** START SOURCE DATA **
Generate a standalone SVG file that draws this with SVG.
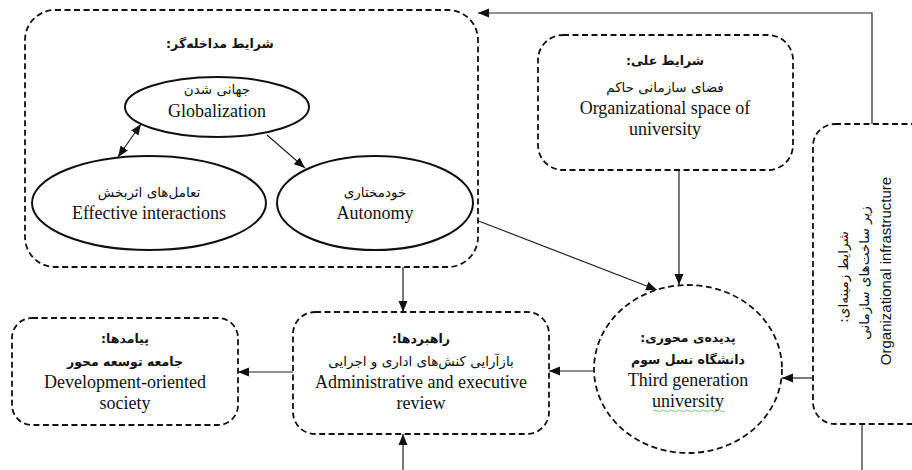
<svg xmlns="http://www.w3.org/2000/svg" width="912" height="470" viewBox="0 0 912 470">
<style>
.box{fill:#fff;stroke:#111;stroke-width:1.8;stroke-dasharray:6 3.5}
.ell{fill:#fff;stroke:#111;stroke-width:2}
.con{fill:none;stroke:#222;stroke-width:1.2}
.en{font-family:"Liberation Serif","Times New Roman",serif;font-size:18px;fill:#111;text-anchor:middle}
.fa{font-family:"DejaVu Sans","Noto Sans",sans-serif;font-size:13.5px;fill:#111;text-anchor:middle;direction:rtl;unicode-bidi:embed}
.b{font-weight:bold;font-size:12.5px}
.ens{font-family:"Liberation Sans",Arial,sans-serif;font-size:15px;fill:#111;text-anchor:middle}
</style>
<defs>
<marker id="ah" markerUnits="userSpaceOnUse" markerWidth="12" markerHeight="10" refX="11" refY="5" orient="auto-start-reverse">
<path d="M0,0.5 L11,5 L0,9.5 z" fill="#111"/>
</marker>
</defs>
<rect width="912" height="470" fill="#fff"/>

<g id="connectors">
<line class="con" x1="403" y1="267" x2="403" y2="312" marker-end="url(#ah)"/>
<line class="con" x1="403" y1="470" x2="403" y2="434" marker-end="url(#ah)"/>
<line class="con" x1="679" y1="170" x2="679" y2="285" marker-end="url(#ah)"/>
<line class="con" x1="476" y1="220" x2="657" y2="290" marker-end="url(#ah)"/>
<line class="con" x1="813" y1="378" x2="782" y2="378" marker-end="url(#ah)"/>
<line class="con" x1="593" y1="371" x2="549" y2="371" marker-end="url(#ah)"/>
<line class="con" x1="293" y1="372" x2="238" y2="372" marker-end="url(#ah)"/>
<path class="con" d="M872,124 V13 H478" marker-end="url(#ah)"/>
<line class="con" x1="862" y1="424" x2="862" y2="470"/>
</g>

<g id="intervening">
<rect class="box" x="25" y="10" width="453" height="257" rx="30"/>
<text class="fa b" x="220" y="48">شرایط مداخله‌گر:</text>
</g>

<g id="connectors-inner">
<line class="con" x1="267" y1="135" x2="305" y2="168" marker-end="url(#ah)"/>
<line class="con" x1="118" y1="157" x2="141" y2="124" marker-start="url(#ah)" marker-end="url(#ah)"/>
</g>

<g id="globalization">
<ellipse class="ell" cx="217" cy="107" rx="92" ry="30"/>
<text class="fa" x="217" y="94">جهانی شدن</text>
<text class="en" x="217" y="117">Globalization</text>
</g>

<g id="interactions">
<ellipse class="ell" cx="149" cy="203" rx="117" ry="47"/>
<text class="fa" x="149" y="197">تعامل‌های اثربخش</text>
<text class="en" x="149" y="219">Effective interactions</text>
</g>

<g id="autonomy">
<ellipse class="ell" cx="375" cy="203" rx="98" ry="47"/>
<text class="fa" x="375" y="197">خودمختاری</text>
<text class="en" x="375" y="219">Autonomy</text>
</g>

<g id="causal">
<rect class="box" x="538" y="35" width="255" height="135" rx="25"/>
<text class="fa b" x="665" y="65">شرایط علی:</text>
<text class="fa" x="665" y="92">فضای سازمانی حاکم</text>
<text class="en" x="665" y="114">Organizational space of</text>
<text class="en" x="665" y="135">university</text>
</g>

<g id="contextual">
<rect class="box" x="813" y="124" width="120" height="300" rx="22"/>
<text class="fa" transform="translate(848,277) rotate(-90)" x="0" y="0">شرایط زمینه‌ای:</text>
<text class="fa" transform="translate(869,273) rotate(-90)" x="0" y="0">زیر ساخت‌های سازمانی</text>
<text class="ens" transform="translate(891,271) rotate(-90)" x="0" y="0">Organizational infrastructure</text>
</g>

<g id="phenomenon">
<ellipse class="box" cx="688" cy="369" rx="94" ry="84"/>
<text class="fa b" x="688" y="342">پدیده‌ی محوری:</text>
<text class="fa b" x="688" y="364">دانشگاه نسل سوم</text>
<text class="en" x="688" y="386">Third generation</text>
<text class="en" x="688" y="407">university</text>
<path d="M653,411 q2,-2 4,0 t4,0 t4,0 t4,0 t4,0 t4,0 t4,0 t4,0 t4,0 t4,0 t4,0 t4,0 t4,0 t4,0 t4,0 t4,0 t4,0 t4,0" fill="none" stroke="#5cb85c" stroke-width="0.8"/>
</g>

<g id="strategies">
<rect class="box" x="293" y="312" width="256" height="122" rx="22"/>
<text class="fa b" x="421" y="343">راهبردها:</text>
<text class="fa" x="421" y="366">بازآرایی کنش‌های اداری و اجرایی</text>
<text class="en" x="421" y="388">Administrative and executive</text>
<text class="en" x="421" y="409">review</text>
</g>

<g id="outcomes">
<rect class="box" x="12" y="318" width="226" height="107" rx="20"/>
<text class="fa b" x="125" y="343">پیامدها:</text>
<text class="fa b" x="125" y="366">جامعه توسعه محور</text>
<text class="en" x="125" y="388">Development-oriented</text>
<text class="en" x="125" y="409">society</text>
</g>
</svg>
** END SOURCE DATA **
Return the whole listing, word for word, and leave out every picture.

Generate a standalone SVG file that draws this with SVG.
<svg xmlns="http://www.w3.org/2000/svg" width="912" height="470" viewBox="0 0 912 470">
<style>
.box{fill:#fff;stroke:#111;stroke-width:1.8;stroke-dasharray:6 3.5}
.ell{fill:#fff;stroke:#111;stroke-width:2}
.con{fill:none;stroke:#222;stroke-width:1.2}
.en{font-family:"Liberation Serif","Times New Roman",serif;font-size:18px;fill:#111;text-anchor:middle}
.fa{font-family:"DejaVu Sans","Noto Sans",sans-serif;font-size:13.5px;fill:#111;text-anchor:middle;direction:rtl;unicode-bidi:embed}
.b{font-weight:bold;font-size:12.5px}
.ens{font-family:"Liberation Sans",Arial,sans-serif;font-size:15px;fill:#111;text-anchor:middle}
</style>
<defs>
<marker id="ah" markerUnits="userSpaceOnUse" markerWidth="12" markerHeight="10" refX="11" refY="5" orient="auto-start-reverse">
<path d="M0,0.5 L11,5 L0,9.5 z" fill="#111"/>
</marker>
</defs>
<rect width="912" height="470" fill="#fff"/>

<g id="connectors">
<line class="con" x1="403" y1="267" x2="403" y2="312" marker-end="url(#ah)"/>
<line class="con" x1="403" y1="470" x2="403" y2="434" marker-end="url(#ah)"/>
<line class="con" x1="679" y1="170" x2="679" y2="285" marker-end="url(#ah)"/>
<line class="con" x1="476" y1="220" x2="657" y2="290" marker-end="url(#ah)"/>
<line class="con" x1="813" y1="378" x2="782" y2="378" marker-end="url(#ah)"/>
<line class="con" x1="593" y1="371" x2="549" y2="371" marker-end="url(#ah)"/>
<line class="con" x1="293" y1="372" x2="238" y2="372" marker-end="url(#ah)"/>
<path class="con" d="M872,124 V13 H478" marker-end="url(#ah)"/>
<line class="con" x1="862" y1="424" x2="862" y2="470"/>
</g>

<g id="intervening">
<rect class="box" x="25" y="10" width="453" height="257" rx="30"/>
<text class="fa b" x="220" y="48">شرایط مداخله‌گر:</text>
</g>

<g id="connectors-inner">
<line class="con" x1="267" y1="135" x2="305" y2="168" marker-end="url(#ah)"/>
<line class="con" x1="118" y1="157" x2="141" y2="124" marker-start="url(#ah)" marker-end="url(#ah)"/>
</g>

<g id="globalization">
<ellipse class="ell" cx="217" cy="107" rx="92" ry="30"/>
<text class="fa" x="217" y="94">جهانی شدن</text>
<text class="en" x="217" y="117">Globalization</text>
</g>

<g id="interactions">
<ellipse class="ell" cx="149" cy="203" rx="117" ry="47"/>
<text class="fa" x="149" y="197">تعامل‌های اثربخش</text>
<text class="en" x="149" y="219">Effective interactions</text>
</g>

<g id="autonomy">
<ellipse class="ell" cx="375" cy="203" rx="98" ry="47"/>
<text class="fa" x="375" y="197">خودمختاری</text>
<text class="en" x="375" y="219">Autonomy</text>
</g>

<g id="causal">
<rect class="box" x="538" y="35" width="255" height="135" rx="25"/>
<text class="fa b" x="665" y="65">شرایط علی:</text>
<text class="fa" x="665" y="92">فضای سازمانی حاکم</text>
<text class="en" x="665" y="114">Organizational space of</text>
<text class="en" x="665" y="135">university</text>
</g>

<g id="contextual">
<rect class="box" x="813" y="124" width="120" height="300" rx="22"/>
<text class="fa" transform="translate(848,277) rotate(-90)" x="0" y="0">شرایط زمینه‌ای:</text>
<text class="fa" transform="translate(869,273) rotate(-90)" x="0" y="0">زیر ساخت‌های سازمانی</text>
<text class="ens" transform="translate(891,271) rotate(-90)" x="0" y="0">Organizational infrastructure</text>
</g>

<g id="phenomenon">
<ellipse class="box" cx="688" cy="369" rx="94" ry="84"/>
<text class="fa b" x="688" y="342">پدیده‌ی محوری:</text>
<text class="fa b" x="688" y="364">دانشگاه نسل سوم</text>
<text class="en" x="688" y="386">Third generation</text>
<text class="en" x="688" y="407">university</text>
<path d="M653,411 q2,-2 4,0 t4,0 t4,0 t4,0 t4,0 t4,0 t4,0 t4,0 t4,0 t4,0 t4,0 t4,0 t4,0 t4,0 t4,0 t4,0 t4,0 t4,0" fill="none" stroke="#5cb85c" stroke-width="0.8"/>
</g>

<g id="strategies">
<rect class="box" x="293" y="312" width="256" height="122" rx="22"/>
<text class="fa b" x="421" y="343">راهبردها:</text>
<text class="fa" x="421" y="366">بازآرایی کنش‌های اداری و اجرایی</text>
<text class="en" x="421" y="388">Administrative and executive</text>
<text class="en" x="421" y="409">review</text>
</g>

<g id="outcomes">
<rect class="box" x="12" y="318" width="226" height="107" rx="20"/>
<text class="fa b" x="125" y="343">پیامدها:</text>
<text class="fa b" x="125" y="366">جامعه توسعه محور</text>
<text class="en" x="125" y="388">Development-oriented</text>
<text class="en" x="125" y="409">society</text>
</g>
</svg>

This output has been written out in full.